Franco Morbidelli - 4
Sprint: 15th (±0)
Race: 14th (+1)
While Quartararo engaged in a fierce battle for the win, Morbidelli faced an uphill struggle, finishing in 14th place and failing to earn significant points. This disappointing performance marked a stark contrast to his teammate’s success.
Morbidelli’s race took an unfortunate turn early on when he was forced into the pits due to an electrical issue, rejoining the race a substantial four laps behind. Consequently, he had to circulate the track in isolation, gathering data independently.
This solitary effort was made even more disheartening by Quartararo’s exceptional demonstration of Yamaha’s capabilities on the same day, underscoring the missed opportunity for Morbidelli and emphasizing the frustrations of a race largely beyond his control.
Jorge Martin - 5
Sprint: 1st (+5)
Title contender Martin’s weekend can be best described as “hubris.” Initially, it appeared to be one of the most promising weekends of his career, having finally grasped the championship lead and with a chance on Sunday to deal a decisive blow to Bagnaia.
However, the situation took a drastic turn when he unexpectedly crashed from a comfortable lead with no competitors in sight. This unforced error, occurring at turn 11, seemed to be a result of overconfidence or a lapse in concentration.
Despite the weekend progressing perfectly until that moment, Martin’s hopes for back-to-back wins were shattered. His shock at his own mistake suggests that this weekend might become a regrettable memory haunting him for a long time.
Johann Zarco - 3
Sprint: 12th (+2)
The Mandalika race weekend became a saga of challenges for Johann Zarco, mirroring his typical rollercoaster of highs and lows.
Initially, it appeared to be a lackluster period, following his poor qualifying, a situation beyond his control this time. However, his misfortune escalated when he struggled throughout the race due to a malfunctioning rear ride height device stuck in the lowered position.
Despite this setback, Zarco’s determination shone as he persevered without suspension, an impressive feat given the circumstances. However, the pain of his struggle was compounded by the fact that he lacked the speed to be competitive from the start.
Augusto Fernandez - 4
Sprint: 13th (+5)
The recent race proved to be a disappointing round for rookie Augusto Fernandez. Unlike his usual performances, he struggled to match the pace set by factory KTM riders Binder and Miller. This race marked a rare occasion where Fernandez, a consistently reliable rookie, failed to finish on a Sunday.
The pressure mounted early in the main race when a mistake caused him to run wide, forcing him into a position where he needed to make up time.
Given the challenging track conditions, this situation proved to be a recipe for disaster, highlighting the difficulties Fernandez faced throughout the race.
Luca Marini - 7
Sprint: 2nd (-5)
Luca Marini had a standout MotoGP weekend, starting with a remarkable achievement: his first pole position, a testament to his development as a MotoGP racer despite a recently plated and healing shoulder injury.
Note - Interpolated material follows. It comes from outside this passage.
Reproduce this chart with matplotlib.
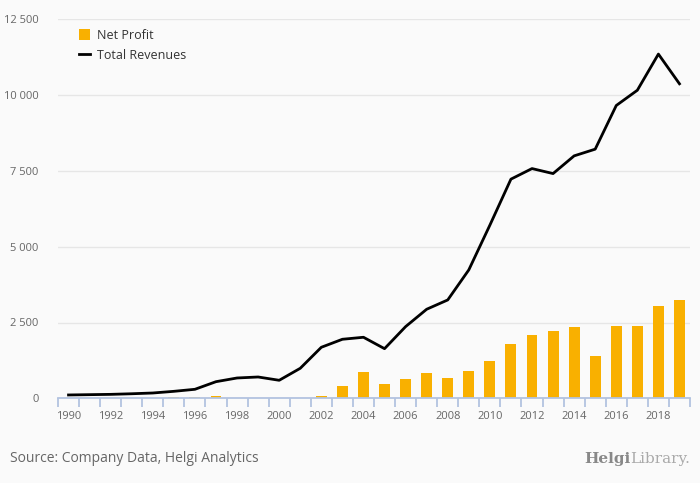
import numpy as np
import matplotlib.pyplot as plt
from matplotlib.ticker import FuncFormatter

years = list(range(1990, 2020))
net_profit = [0, 0, 0, 0, 0, 40, 40, 80, 0, 0,
              0, 0, 76, 404, 862, 469, 633, 830, 666, 895,
              1223, 1779, 2074, 2205, 2336, 1386, 2369, 2369, 3057, 3253]
total_revenues = [110, 120, 130, 150, 175, 230, 297, 548, 670, 703,
                  594, 990, 1683, 1947, 2013, 1637, 2364, 2937, 3244, 4235,
                  5710, 7228, 7577, 7412, 7996, 8217, 9657, 10160, 11353, 10373]
year_labels = [str(y) for y in years[::2]]

plt.rcParams['font.family'] = ['Open Sans', 'DejaVu Sans']

fig = plt.figure(figsize=(7, 4.83), dpi=100, facecolor='#fafafa')
ax = fig.add_axes([58/700, (483-398.3)/483, 632/700, 379/483])
ax.set_facecolor('#fafafa')

x = np.arange(len(years))
bars = ax.bar(x, net_profit, width=0.52, color='#f9b000', label='Net Profit', zorder=2)
line, = ax.plot(x, total_revenues, color='#000000', lw=2, label='Total Revenues', zorder=3)

ax.set_xlim(-0.5, len(years) - 0.5)
ax.set_ylim(0, 12500)
ax.set_yticks([0, 2500, 5000, 7500, 10000, 12500])
ax.yaxis.set_major_formatter(FuncFormatter(lambda v, p: f'{int(v):,}'.replace(',', ' ')))
ax.grid(axis='y', color='#e6e6e6', lw=1, zorder=0)
ax.tick_params(axis='y', length=0, pad=14, labelsize=8, labelcolor='#666666')

ax.set_xticks(x[::2])
ax.set_xticklabels(year_labels)
ax.tick_params(axis='x', which='major', length=0, pad=9, labelsize=8, labelcolor='#666666')

# category boundary ticks drawn as short lines under the axis
ax.vlines(np.arange(-0.5, len(years), 1), 0, -0.024, transform=ax.get_xaxis_transform(),
          colors='#b3c3e0', lw=1.3, clip_on=False)

for s in ['top', 'right', 'left']:
    ax.spines[s].set_visible(False)
ax.spines['bottom'].set_color('#b3c3e0')
ax.spines['bottom'].set_linewidth(1.3)

leg = ax.legend([bars, line], ['Net Profit', 'Total Revenues'], loc='upper left',
                bbox_to_anchor=(0.015, 1.005), frameon=False,
                fontsize=9, handlelength=0.9, handleheight=0.9, handletextpad=0.6,
                labelspacing=0.55)
for t in leg.get_texts():
    t.set_color('#333333')

fig.text(10/700, 1 - 458/483, 'Source: Company Data, Helgi Analytics', fontsize=10,
         color='#666666', va='center', ha='left')

# logo text
lib = fig.text(690/700, 1 - 459/483, 'Library.', fontsize=11, color='#aaaaaa',
               va='center', ha='right', family='DejaVu Serif')
fig.canvas.draw()
bb = lib.get_window_extent()
fig.text(bb.x0 / 700, 1 - 459/483, 'Helgi', fontsize=11, color='#888888',
         va='center', ha='right', family='DejaVu Serif', weight='bold')

fig.savefig('out.png', dpi=100, facecolor=fig.get_facecolor())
He carried this momentum into the sprint race, securing a strong second-place finish.
However, Marini’s promising weekend took an unfortunate turn during the main race when he was involved in a collision with Brad Binder at turn 10. This incident abruptly ended his chances of repeating his podium success.
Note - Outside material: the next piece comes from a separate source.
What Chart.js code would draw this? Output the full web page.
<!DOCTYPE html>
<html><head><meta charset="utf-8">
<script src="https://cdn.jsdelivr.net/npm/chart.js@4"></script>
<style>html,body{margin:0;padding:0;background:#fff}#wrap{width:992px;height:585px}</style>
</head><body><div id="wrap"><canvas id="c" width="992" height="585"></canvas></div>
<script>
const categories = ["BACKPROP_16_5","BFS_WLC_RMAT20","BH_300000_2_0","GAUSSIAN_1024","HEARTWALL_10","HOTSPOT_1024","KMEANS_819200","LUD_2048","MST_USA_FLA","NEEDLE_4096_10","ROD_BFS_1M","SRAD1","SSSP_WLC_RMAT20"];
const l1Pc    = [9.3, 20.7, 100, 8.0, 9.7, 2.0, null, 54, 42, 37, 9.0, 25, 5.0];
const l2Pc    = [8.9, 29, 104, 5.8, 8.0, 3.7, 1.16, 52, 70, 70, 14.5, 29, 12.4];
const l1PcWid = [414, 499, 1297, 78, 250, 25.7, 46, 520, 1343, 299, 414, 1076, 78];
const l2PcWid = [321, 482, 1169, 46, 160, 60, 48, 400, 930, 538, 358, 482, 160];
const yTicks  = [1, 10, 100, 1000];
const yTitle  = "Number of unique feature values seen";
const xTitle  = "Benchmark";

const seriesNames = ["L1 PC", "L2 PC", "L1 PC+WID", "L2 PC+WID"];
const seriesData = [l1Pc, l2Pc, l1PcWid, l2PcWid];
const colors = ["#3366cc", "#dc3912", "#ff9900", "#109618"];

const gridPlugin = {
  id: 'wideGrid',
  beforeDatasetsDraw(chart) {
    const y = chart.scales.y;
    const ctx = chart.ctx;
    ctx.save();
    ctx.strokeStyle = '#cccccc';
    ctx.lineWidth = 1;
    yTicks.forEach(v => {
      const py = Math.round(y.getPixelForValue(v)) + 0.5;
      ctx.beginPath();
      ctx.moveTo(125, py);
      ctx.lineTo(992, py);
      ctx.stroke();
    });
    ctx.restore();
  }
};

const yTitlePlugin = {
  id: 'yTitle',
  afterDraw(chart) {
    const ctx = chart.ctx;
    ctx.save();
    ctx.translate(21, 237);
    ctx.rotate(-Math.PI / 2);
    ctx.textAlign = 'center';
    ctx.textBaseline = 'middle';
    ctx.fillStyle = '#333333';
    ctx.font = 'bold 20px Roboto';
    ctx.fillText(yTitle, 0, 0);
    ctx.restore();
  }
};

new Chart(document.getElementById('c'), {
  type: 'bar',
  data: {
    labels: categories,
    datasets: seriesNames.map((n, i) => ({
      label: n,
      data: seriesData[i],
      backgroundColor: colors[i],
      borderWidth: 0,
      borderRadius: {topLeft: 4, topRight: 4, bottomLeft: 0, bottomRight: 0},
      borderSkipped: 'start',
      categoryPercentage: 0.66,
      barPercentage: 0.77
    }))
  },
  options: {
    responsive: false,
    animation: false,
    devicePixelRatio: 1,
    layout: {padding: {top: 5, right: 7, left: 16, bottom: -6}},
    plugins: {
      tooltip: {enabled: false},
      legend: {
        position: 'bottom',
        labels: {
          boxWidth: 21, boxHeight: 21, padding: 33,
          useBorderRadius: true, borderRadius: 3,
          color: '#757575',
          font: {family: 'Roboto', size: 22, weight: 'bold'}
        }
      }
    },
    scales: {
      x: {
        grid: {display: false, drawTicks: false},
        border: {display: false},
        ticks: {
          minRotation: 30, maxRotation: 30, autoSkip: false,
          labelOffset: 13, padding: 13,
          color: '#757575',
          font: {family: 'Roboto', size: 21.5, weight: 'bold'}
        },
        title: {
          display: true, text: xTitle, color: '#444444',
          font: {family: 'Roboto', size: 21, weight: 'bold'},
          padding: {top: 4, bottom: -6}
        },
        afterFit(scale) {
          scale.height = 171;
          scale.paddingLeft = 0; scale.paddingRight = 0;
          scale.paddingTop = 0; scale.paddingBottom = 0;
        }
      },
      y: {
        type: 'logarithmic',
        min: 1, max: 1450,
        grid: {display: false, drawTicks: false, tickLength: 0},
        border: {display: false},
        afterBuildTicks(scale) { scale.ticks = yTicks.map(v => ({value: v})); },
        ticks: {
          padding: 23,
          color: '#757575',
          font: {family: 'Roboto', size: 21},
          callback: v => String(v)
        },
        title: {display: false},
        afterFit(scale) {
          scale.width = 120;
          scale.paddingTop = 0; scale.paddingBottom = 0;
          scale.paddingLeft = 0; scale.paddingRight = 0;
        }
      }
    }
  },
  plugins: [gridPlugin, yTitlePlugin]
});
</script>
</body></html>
Despite Binder’s sincere apologies, Marini had little room to complain, given his recent long-lap penalty for a similar incident involving his own teammate.
The setback aside, Marini’s achievements serve as a solid foundation to learn from, making this weekend a valuable experience to build on in his MotoGP journey.
Joan Mir - 3
Sprint: 16th (+3)
In Indonesia, both Repsol Honda riders faced a challenging race, ending up in the gravel. Joan Mir, the 2020 world champion, experienced a disappointing crash on lap 12.
Although the weekend ended without any points on the board, there was a subtle shift in his perspective. Mir expressed confidence in his ongoing adaptation to the bike, even though crashes remained a consistent issue.
Despite this, a glimmer of hope emerged, indicating the potential for improvement. While substantial progress is still required, this weekend offered a small but significant indication of a possible upturn in Mir’s performance on the Repsol Honda.
Marc Marquez - 2
Mandalika proved to be a double disaster for Marc Marquez who crashed out of both races. This unfortunate situation raises significant questions about Marquez’s approach on the Repsol Honda.
Despite having his future secured for the next year, he finds himself dealing with a problematic bike that is prone to accidents.
Given his current predicament, the sensible strategy would be to adopt a more cautious approach, preserving himself for the rest of the year. However, Marquez seemingly lacks that option.
As evident from his double DNF in Indonesia, Every attempt to push the bike to its limit ends in a crash. This challenging scenario underscores the difficult position Marquez is in, highlighting the need for a careful reassessment of his race strategies and approach to the races ahead.
Pol Espargaro - 4
Sprint: 17th (-1)
The struggles faced by KTM and Gas Gas reached a critical point during the race, shedding light on the challenges these teams were grappling with.
Both manufacturers battled persistent chatter issues on corner exits, a problem so severe that it left their bikes practically without brakes.
This predicament became particularly evident for Pol Espargaro, who encountered the issue at the worst possible time. Riding on a soft rear tire that was already causing problems, his situation worsened dramatically.
This unfortunate incident not only led to a disappointing end but also hinted at the possible conclusion of Espargaro’s tenure in the premier class, marking a somber note in his career.